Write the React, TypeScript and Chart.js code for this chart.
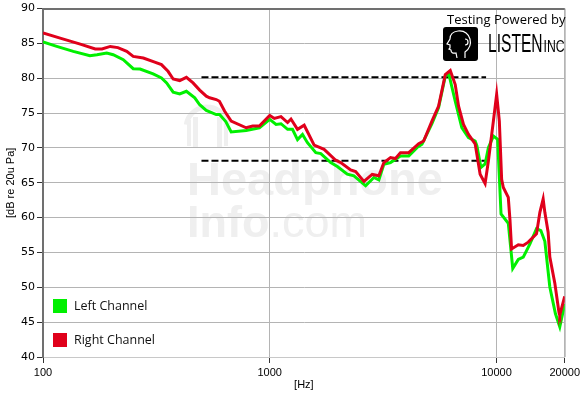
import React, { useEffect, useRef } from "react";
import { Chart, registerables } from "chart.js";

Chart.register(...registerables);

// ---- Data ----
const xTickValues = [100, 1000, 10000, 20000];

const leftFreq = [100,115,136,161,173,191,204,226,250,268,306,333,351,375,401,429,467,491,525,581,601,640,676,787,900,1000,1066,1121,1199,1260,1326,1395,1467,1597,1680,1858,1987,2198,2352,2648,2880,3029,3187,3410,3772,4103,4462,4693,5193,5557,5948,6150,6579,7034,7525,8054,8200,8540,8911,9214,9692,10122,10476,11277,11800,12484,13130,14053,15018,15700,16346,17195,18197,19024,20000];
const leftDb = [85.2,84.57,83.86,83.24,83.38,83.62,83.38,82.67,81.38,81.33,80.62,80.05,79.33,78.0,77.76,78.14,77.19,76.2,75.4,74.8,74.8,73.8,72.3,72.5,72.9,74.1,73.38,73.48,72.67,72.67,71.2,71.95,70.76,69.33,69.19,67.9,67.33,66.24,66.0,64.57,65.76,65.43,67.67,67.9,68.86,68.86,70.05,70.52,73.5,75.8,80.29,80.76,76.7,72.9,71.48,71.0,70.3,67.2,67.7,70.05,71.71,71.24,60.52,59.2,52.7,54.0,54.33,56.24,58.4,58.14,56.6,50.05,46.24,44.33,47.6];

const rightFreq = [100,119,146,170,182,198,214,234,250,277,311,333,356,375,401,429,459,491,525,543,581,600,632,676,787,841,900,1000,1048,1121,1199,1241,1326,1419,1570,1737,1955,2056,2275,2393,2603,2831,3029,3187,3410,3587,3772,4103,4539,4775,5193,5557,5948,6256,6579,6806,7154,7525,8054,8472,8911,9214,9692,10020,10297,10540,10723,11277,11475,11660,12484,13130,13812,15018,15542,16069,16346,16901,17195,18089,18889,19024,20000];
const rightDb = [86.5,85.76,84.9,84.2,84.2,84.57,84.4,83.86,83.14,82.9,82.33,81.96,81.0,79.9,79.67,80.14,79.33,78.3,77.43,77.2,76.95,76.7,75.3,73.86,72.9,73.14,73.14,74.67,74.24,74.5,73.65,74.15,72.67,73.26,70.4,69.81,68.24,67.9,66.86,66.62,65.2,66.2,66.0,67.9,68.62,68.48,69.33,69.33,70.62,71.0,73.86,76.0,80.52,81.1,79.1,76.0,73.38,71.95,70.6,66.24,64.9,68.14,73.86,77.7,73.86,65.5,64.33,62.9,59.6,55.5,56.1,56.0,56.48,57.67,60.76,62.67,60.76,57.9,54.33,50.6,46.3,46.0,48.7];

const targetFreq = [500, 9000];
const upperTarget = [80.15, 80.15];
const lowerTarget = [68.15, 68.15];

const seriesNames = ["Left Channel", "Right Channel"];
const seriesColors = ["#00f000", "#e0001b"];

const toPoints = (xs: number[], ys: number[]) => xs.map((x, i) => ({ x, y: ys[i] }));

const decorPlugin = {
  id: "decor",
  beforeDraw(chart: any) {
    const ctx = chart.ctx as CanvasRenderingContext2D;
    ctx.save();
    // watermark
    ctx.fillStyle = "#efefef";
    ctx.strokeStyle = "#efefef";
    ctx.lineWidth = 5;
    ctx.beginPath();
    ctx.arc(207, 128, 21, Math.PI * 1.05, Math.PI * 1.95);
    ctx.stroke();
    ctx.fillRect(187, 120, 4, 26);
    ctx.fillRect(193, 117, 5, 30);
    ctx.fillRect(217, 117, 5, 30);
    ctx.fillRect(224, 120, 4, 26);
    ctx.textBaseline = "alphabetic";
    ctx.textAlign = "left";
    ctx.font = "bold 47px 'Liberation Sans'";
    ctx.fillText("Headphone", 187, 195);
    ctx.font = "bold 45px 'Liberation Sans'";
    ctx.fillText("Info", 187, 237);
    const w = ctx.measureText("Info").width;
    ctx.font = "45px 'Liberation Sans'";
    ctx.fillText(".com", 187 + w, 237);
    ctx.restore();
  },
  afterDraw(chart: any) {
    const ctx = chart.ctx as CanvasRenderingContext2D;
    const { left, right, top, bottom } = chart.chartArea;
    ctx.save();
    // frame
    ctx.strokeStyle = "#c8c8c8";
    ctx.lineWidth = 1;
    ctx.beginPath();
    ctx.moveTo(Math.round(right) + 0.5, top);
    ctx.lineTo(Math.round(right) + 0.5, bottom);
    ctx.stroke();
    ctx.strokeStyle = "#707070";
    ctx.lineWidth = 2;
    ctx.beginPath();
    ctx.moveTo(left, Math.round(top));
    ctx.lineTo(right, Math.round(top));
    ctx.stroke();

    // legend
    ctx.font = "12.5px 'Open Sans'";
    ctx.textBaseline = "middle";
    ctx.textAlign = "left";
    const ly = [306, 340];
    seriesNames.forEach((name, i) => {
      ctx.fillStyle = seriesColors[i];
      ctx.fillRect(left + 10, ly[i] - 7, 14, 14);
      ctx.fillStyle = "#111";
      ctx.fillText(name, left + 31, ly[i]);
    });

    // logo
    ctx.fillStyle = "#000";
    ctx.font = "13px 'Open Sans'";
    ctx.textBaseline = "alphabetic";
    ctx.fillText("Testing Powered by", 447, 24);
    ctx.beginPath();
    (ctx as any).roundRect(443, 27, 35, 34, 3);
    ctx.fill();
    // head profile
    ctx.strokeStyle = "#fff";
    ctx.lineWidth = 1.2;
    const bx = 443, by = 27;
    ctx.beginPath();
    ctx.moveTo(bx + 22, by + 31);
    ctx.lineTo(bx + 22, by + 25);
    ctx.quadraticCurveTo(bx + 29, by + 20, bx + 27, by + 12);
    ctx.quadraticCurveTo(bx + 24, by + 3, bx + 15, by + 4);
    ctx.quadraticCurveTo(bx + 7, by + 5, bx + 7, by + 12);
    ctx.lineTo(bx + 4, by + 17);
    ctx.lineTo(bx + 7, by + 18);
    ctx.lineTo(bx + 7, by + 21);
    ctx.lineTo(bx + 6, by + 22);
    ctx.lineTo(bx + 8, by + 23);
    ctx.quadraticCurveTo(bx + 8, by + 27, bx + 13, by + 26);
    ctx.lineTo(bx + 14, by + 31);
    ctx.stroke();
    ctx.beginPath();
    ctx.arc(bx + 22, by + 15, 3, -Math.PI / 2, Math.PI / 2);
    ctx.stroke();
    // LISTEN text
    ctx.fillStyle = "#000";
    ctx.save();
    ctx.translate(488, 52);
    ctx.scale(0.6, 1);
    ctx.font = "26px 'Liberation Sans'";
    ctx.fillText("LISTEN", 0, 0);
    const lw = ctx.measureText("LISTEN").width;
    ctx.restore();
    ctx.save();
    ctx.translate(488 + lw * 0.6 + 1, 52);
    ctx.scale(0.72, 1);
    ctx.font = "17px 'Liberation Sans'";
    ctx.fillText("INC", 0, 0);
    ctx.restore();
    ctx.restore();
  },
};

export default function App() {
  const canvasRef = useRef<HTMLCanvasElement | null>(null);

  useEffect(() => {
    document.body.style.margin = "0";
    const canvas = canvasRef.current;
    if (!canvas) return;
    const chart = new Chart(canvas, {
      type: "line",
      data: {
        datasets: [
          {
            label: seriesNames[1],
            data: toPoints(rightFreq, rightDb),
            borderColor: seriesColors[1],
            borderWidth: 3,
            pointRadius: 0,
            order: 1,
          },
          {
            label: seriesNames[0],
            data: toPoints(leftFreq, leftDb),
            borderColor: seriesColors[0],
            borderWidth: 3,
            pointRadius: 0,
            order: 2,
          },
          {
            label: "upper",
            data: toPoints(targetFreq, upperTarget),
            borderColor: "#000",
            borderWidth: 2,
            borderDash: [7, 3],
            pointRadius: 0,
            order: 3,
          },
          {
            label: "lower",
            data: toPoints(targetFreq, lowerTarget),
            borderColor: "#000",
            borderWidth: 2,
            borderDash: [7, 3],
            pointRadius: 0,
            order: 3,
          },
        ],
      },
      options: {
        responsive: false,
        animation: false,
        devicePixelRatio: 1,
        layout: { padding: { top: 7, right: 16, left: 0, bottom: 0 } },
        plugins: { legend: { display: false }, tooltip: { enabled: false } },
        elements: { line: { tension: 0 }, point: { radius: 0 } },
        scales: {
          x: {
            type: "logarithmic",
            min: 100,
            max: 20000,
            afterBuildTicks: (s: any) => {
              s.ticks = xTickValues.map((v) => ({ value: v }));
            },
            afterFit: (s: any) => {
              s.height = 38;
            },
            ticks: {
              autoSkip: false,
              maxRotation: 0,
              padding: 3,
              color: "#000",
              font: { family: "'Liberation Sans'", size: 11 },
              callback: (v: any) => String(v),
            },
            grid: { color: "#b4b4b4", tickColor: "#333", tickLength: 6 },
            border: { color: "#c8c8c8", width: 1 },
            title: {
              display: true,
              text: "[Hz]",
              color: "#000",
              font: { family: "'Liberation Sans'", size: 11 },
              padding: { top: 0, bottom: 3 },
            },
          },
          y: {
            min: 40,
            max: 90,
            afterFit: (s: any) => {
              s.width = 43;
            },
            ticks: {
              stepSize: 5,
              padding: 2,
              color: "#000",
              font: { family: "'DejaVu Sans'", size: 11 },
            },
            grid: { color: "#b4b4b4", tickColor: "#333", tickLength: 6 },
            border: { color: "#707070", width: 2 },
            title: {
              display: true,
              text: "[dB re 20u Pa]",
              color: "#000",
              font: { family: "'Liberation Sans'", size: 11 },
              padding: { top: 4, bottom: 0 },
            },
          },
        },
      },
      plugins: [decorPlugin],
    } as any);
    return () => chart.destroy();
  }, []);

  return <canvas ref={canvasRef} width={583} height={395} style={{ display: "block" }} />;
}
# # # # #
* _PROBLEM REQUIREMENTS_
From the listing above, copy every line that includes the word "React".

* _ANSWER TO THE TASK_
Write the React, TypeScript and Chart.js code for this chart.
import React, { useEffect, useRef } from "react";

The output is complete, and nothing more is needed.